American Christianity has been very pietistic and individualistic to the point that modern evangelicalism is so disembodied as to be gnostic. Christianity’s roots, however, are not so. Hebrew did not have separate words for just and right or justice and righteousness. The singular and the corporate or the personal and the societal were so intertwined. The Bible is not just concerned about personal morality; it is concerned about social responsibility. God is not just going to judge individuals for their personal stewardship. He is going to judge the nations for their economic justice: their treatment of the poor. Read the Prophets. They still apply. Jesus did not come to abolish them, but to fulfill them. Our righteousness is to exceed that of the Scribes and the Pharisees, not mimic Rome.

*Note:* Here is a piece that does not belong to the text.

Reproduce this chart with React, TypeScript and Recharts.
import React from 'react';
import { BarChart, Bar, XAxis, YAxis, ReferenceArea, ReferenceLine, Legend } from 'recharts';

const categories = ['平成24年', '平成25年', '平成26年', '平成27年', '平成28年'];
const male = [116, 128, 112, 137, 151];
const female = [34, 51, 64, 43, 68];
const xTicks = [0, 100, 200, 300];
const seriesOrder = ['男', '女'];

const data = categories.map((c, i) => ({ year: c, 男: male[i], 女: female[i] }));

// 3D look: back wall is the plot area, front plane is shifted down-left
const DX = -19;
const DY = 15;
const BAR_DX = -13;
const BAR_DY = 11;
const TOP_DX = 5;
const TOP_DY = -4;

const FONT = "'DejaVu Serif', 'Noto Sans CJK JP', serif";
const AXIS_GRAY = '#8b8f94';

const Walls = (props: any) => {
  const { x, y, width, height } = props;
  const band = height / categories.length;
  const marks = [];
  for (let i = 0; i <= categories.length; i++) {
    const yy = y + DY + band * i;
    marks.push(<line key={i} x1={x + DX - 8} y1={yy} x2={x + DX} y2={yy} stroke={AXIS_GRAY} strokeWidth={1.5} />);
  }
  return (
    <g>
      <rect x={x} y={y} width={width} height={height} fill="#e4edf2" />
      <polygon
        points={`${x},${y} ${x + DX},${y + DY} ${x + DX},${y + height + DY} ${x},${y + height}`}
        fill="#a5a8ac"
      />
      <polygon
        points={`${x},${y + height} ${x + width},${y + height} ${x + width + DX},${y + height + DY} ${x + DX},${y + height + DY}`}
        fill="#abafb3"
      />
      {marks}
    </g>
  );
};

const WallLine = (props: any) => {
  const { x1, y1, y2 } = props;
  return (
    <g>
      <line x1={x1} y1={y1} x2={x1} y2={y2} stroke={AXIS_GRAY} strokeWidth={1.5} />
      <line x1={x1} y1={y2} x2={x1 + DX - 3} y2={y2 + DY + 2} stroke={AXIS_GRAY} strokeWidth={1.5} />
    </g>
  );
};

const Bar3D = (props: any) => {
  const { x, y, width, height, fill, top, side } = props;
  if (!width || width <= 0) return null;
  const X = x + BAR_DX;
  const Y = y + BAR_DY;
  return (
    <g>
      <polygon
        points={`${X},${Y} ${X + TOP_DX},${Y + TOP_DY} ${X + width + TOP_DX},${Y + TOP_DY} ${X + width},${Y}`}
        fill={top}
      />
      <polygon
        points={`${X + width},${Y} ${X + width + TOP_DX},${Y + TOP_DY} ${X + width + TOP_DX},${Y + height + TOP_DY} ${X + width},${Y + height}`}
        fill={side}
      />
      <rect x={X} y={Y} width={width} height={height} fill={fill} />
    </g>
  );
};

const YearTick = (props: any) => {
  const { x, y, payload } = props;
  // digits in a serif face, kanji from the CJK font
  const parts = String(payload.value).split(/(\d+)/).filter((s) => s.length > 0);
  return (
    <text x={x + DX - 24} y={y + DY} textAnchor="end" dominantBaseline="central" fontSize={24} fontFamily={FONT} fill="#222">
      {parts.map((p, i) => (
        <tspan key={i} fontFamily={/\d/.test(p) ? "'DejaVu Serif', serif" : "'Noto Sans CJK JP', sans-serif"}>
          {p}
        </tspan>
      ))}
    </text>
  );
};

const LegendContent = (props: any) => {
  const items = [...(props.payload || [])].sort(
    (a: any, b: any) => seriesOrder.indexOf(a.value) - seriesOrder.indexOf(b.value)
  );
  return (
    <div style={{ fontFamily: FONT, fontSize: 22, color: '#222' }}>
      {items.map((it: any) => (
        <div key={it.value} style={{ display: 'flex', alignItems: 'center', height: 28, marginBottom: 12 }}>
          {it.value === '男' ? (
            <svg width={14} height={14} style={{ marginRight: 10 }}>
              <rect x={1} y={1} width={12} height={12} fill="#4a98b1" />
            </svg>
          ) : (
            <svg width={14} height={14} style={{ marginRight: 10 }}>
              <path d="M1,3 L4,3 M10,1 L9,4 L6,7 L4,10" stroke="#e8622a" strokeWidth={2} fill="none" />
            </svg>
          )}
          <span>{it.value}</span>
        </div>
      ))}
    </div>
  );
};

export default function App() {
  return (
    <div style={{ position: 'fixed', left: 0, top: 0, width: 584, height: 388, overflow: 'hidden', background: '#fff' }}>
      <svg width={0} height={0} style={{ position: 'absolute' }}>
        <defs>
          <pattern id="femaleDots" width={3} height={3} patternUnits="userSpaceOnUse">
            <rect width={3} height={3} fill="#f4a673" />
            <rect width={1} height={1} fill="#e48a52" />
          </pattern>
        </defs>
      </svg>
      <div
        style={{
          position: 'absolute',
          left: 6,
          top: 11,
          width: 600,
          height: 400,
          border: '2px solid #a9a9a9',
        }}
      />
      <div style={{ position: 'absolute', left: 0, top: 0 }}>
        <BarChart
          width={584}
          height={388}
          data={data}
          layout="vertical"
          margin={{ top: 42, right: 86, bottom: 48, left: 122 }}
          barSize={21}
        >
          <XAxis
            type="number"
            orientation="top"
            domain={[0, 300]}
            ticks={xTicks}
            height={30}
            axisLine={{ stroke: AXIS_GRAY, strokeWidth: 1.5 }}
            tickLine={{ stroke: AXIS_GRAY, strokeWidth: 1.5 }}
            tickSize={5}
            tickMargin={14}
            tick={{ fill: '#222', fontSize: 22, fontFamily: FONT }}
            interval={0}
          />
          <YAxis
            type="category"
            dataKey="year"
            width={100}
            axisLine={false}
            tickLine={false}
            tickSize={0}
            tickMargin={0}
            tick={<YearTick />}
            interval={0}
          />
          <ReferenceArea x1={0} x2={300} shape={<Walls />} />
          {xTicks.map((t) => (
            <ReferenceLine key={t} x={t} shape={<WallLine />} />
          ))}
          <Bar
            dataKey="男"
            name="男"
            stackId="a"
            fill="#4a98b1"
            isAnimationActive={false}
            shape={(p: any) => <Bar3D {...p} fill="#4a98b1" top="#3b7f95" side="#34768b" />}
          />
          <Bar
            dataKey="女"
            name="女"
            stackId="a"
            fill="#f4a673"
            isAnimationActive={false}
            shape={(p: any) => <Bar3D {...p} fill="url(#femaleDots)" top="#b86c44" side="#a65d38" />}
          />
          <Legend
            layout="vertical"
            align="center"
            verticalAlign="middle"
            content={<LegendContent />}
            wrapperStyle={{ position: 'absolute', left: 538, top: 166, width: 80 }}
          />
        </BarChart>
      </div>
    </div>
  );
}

We will examine the tithes of the Mosaic Law. Yes. There were more than one. We will look at the sabbath years, the gleaning rules and the Jubilee, to see a pattern of second chances, economic redistribution, and social justice, that God was setting forth as a pattern for the nations. We will see how God reinforced this message through the captivity and the warnings of the prophets to the nations. It was no accident that Jesus used the Jubilee song of Isaiah to introduce his earthly ministry. It was also not surprising that the entrenched political powers immediately wanted to stone him for preaching that kind of radical redistribution. St. James preached economic equality, as did St. Paul. We will include a few quotes from the Fathers and some examples from the Byzantine Empire. The point is not to push a particular party’s agenda. The point is to get people to think about economic justice and social justice in a more Christian way and bring that to the debate. We need to do like the old preacher told us to do: “Quit your meanness!”